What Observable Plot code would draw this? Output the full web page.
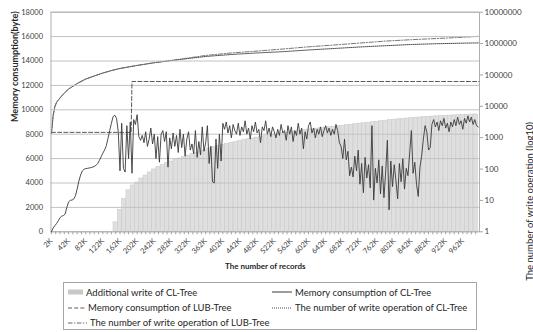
<!DOCTYPE html>
<html><head><meta charset="utf-8">
<script src="https://cdn.jsdelivr.net/npm/d3@7"></script>
<script src="https://cdn.jsdelivr.net/npm/@observablehq/plot@0.6"></script>
<style>
body{margin:0;background:#fff;width:533px;height:332px;position:relative;overflow:hidden;font-family:Lato,"Liberation Sans",sans-serif;}
.layer{position:absolute;left:0;top:0;}
#legend{position:absolute;left:63px;top:282px;width:414px;height:48px;border:1px solid #a6a6a6;box-sizing:border-box;font-size:9.5px;color:#262626;}
.item{position:absolute;height:12px;display:flex;align-items:center;white-space:nowrap;}
.item svg{margin-right:3px;}
</style></head>
<body>
<div id="chart"></div>
<div id="legend"></div>
<script>
// ---- data ----
const xLabelK = [2,42,82,122,162,202,242,282,322,362,402,442,482,522,562,602,642,682,722,762,802,842,882,922,962];
const leftTicks = [0,2000,4000,6000,8000,10000,12000,14000,16000,18000];
const rightTicks = [1,10,100,1000,10000,100000,1000000,10000000];

// Memory consumption of CL-Tree (byte), every 4K from 2K
const memStartK = 2, memStepK = 4;
const memCL = [
 0,300,500,680,900,1150,1280,1330,1450,2000,
 2450,2580,2600,2680,2950,3500,4150,4650,4980,5120,
 5180,5200,5230,5260,5300,5350,5450,5600,5850,6150,
 6450,6700,7050,7650,8300,8900,9450,9550,9300,8200,
 5000,8900,5200,4900,8700,6000,9000,4800,9200,8800,
 9600,7800,7500,7900,7300,8200,7000,7600,8500,7200,
 8000,6000,7800,5700,8000,8300,7400,8200,5300,7700,
 6800,8100,7000,7900,6500,8400,6900,8000,6200,7600,
 8200,6700,7200,6400,8300,6100,7400,6300,8600,6600,
 7300,8700,5600,7000,4100,4000,7600,5200,8000,5800,
 8900,8400,9000,8100,8700,7700,8800,8300,8000,8900,
 7900,8600,8200,9100,8000,8500,7600,8700,8200,9000,
 8100,8400,7300,8600,8300,9100,8000,8500,7800,8600,
 8200,7700,8400,7900,8800,8100,8300,7500,8700,8000,
 8600,7400,8300,7900,8900,8000,8500,6800,8200,7600,
 8700,9000,8100,8500,7700,8400,8000,8600,7800,8300,
 8700,8100,8500,7900,8400,8000,8800,8300,7300,7000,
 6000,7600,5900,6600,4600,5300,4500,6200,5000,6700,
 3900,5600,3200,6100,4400,5500,3600,8700,2600,5200,
 4000,5900,3100,5400,2800,4900,7500,1800,5800,3700,
 5500,4200,2700,5600,4100,6000,3500,5200,4600,6400,
 8300,4800,5700,3900,2900,5300,6200,7600,8700,8200,
 6700,6900,8800,9200,8600,9000,8300,9100,8700,9300,
 8500,8900,8200,9000,8600,9200,8700,9400,8800,9100,
 8400,9300,8900,9500,9000,9400,8800,9200,8700,8600
];

// Memory consumption of LUB-Tree (byte)
const lubK = [2, 188, 190, 1000];
const lubMem = [8150, 8150, 12320, 12320];

// Additional write of CL-Tree (bars, every 10K from 152K)
const barStartK = 152, barStepK = 10;
const addWrite = [
 2,5,11,21,30,37,50,62,78,97,
 116,134,156,174,195,217,242,270,302,337,
 376,420,460,500,545,590,630,680,730,780,
 830,890,940,1000,1060,1120,1180,1240,1310,1380,
 1450,1510,1580,1650,1730,1800,1870,1940,2010,2080,
 2160,2240,2320,2410,2500,2590,2690,2790,2890,3000,
 3110,3230,3350,3480,3610,3740,3850,3960,4070,4190,
 4300,4400,4500,4600,4700,4800,4900,4980,5060,5130,
 5200,5280,5360,5430,5520
];

// Number of write operations
const writeK = [2,6,10,14,22,30,42,62,82,102,122,142,162,202,242,302,362,422,482,542,602,662,722,782,842,902,962,998];
const writeCL = [1360,5100,9800,13300,18500,24700,35600,53100,74000,92800,115000,138000,161000,201000,245000,311000,388000,449000,502000,552000,625000,697000,779000,855000,935000,990000,1030000,1050000];
const writeLUB = [1360,5100,9800,13300,18500,24700,35600,53100,74000,92800,115000,138000,161000,201000,245000,318000,418000,502000,576000,670000,788000,902000,1040000,1200000,1330000,1450000,1590000,1700000];

const legendItems = [
 {label:"Additional write of CL-Tree", kind:"bar"},
 {label:"Memory consumption of CL-Tree", kind:"solid"},
 {label:"Memory consumption of LUB-Tree", kind:"dash"},
 {label:"The number of write operation of CL-Tree", kind:"dot"},
 {label:"The number of write operation of LUB-Tree", kind:"dashdot"}
];

// ---- tables ----
const mem = memCL.map((v,i)=>({k: memStartK + i*memStepK, v}));
const lub = lubK.map((k,i)=>({k, v: lubMem[i]}));
const bars = addWrite.map((v,i)=>({k: barStartK + i*barStepK, v}));
const writes = writeK.map((k,i)=>({k, cl: writeCL[i], lub: writeLUB[i]}));
const minorTicks = d3.range(2, 1000, 10);

const FONT = 'Lato, "Liberation Sans", sans-serif';
const W=533, H=280, ML=50.5, MR=54, MT=11.7, MB=48.7;
const xDomain=[1,1001];
const styles = {
 solid:{stroke:"#3a3a3a", dash:null, width:1},
 dash:{stroke:"#5a5a5a", dash:"4,2.2", width:1},
 dot:{stroke:"#333", dash:"0.9,1.1", width:0.9},
 dashdot:{stroke:"#666", dash:"4.5,1.6,1.2,1.6", width:0.9}
};

const pA = Plot.plot({
 width:W, height:H, marginLeft:ML, marginRight:MR, marginTop:MT, marginBottom:MB,
 style:{background:"white", fontFamily:FONT, color:"#404040", overflow:"visible"},
 x:{domain:xDomain, axis:null},
 y:{type:"log", domain:[1,1e7], axis:null},
 marks:[
  Plot.rectY(bars, {x1:d=>d.k-5, x2:d=>d.k+5, y1:1, y2:"v", fill:"#dfdfdf", stroke:"#cbcbcb", strokeWidth:0.6}),
  Plot.line(writes, {x:"k", y:"cl", stroke:styles.dot.stroke, strokeDasharray:styles.dot.dash, strokeWidth:styles.dot.width}),
  Plot.line(writes, {x:"k", y:"lub", stroke:styles.dashdot.stroke, strokeDasharray:styles.dashdot.dash, strokeWidth:styles.dashdot.width}),
  Plot.axisY({anchor:"right", ticks:rightTicks, tickFormat:d=>String(d), tickSize:3, tickPadding:2, fontSize:8, stroke:"#a6a6a6", fill:"#404040", label:null}),
  Plot.text(["The number of write operation (log10)"], {frameAnchor:"right", dx:50, rotate:-90, fontSize:9.5, fill:"#262626"})
 ]
});

const pB = Plot.plot({
 width:W, height:H, marginLeft:ML, marginRight:MR, marginTop:MT, marginBottom:MB,
 style:{background:"transparent", fontFamily:FONT, color:"#404040", overflow:"visible"},
 x:{domain:xDomain, axis:null},
 y:{domain:[0,18000], axis:null},
 marks:[
  Plot.gridY(leftTicks, {stroke:"#c2c2c2", strokeOpacity:1}),
  Plot.frame({stroke:"#b0b0b0"}),
  Plot.axisY({ticks:leftTicks, tickSize:0, tickPadding:8, tickFormat:d=>String(d), fontSize:7.5, fill:"#404040", label:null}),
  Plot.axisX({ticks:minorTicks, tickSize:3, tickFormat:()=>"", stroke:"#a6a6a6", label:null}),
  Plot.axisX({ticks:xLabelK, tickSize:0, tickPadding:8, tickRotate:-45, tickFormat:d=>d+"K", fontSize:7.5, fill:"#404040", label:null}),
  Plot.line(lub, {x:"k", y:"v", stroke:styles.dash.stroke, strokeDasharray:styles.dash.dash, strokeWidth:1}),
  Plot.line(mem, {x:"k", y:"v", stroke:styles.solid.stroke, strokeWidth:0.9}),
  Plot.text(["Memory consumption(byte)"], {frameAnchor:"left", dx:-35.5, rotate:-90, fontSize:9, fontWeight:"bold", fill:"#262626"}),
  Plot.text(["The number of records"], {frameAnchor:"bottom", dy:37, fontSize:8, fontWeight:"bold", fill:"#262626"})
 ]
});

pA.classList.add("layer"); pB.classList.add("layer");
const chart = document.getElementById("chart");
chart.appendChild(pA); chart.appendChild(pB);

// ---- legend ----
const pos = [
 {left:4, top:3, sw:15}, {left:208, top:3, sw:20},
 {left:4, top:18.7, sw:17}, {left:208, top:18.7, sw:20},
 {left:4, top:33.7, sw:19}
];
const legend = document.getElementById("legend");
legendItems.forEach((it,i)=>{
 const p = pos[i];
 const div = document.createElement("div");
 div.className = "item";
 div.style.left = p.left+"px"; div.style.top = p.top+"px";
 let sw;
 if (it.kind==="bar") {
  sw = `<svg width="${p.sw}" height="8"><rect x="0" y="1.5" width="${p.sw}" height="5" fill="#c8c8c8"/></svg>`;
 } else {
  const s = styles[it.kind];
  sw = `<svg width="${p.sw}" height="8"><line x1="0" x2="${p.sw}" y1="4" y2="4" stroke="${s.stroke}" stroke-width="1" ${s.dash?`stroke-dasharray="${s.dash}"`:""}/></svg>`;
 }
 div.innerHTML = sw + `<span>${it.label}</span>`;
 legend.appendChild(div);
});
</script>
</body></html>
=====
(WRITTEN REQUEST): Transcribe exactly, with no pictures, the lines running from the first line of the material through the line holding "rightTicks = [1,10,100,1000,10000,100000,1000000,10000000];".

(EXPECTED OUTPUT):
What Observable Plot code would draw this? Output the full web page.
<!DOCTYPE html>
<html><head><meta charset="utf-8">
<script src="https://cdn.jsdelivr.net/npm/d3@7"></script>
<script src="https://cdn.jsdelivr.net/npm/@observablehq/plot@0.6"></script>
<style>
body{margin:0;background:#fff;width:533px;height:332px;position:relative;overflow:hidden;font-family:Lato,"Liberation Sans",sans-serif;}
.layer{position:absolute;left:0;top:0;}
#legend{position:absolute;left:63px;top:282px;width:414px;height:48px;border:1px solid #a6a6a6;box-sizing:border-box;font-size:9.5px;color:#262626;}
.item{position:absolute;height:12px;display:flex;align-items:center;white-space:nowrap;}
.item svg{margin-right:3px;}
</style></head>
<body>
<div id="chart"></div>
<div id="legend"></div>
<script>
// ---- data ----
const xLabelK = [2,42,82,122,162,202,242,282,322,362,402,442,482,522,562,602,642,682,722,762,802,842,882,922,962];
const leftTicks = [0,2000,4000,6000,8000,10000,12000,14000,16000,18000];
const rightTicks = [1,10,100,1000,10000,100000,1000000,10000000];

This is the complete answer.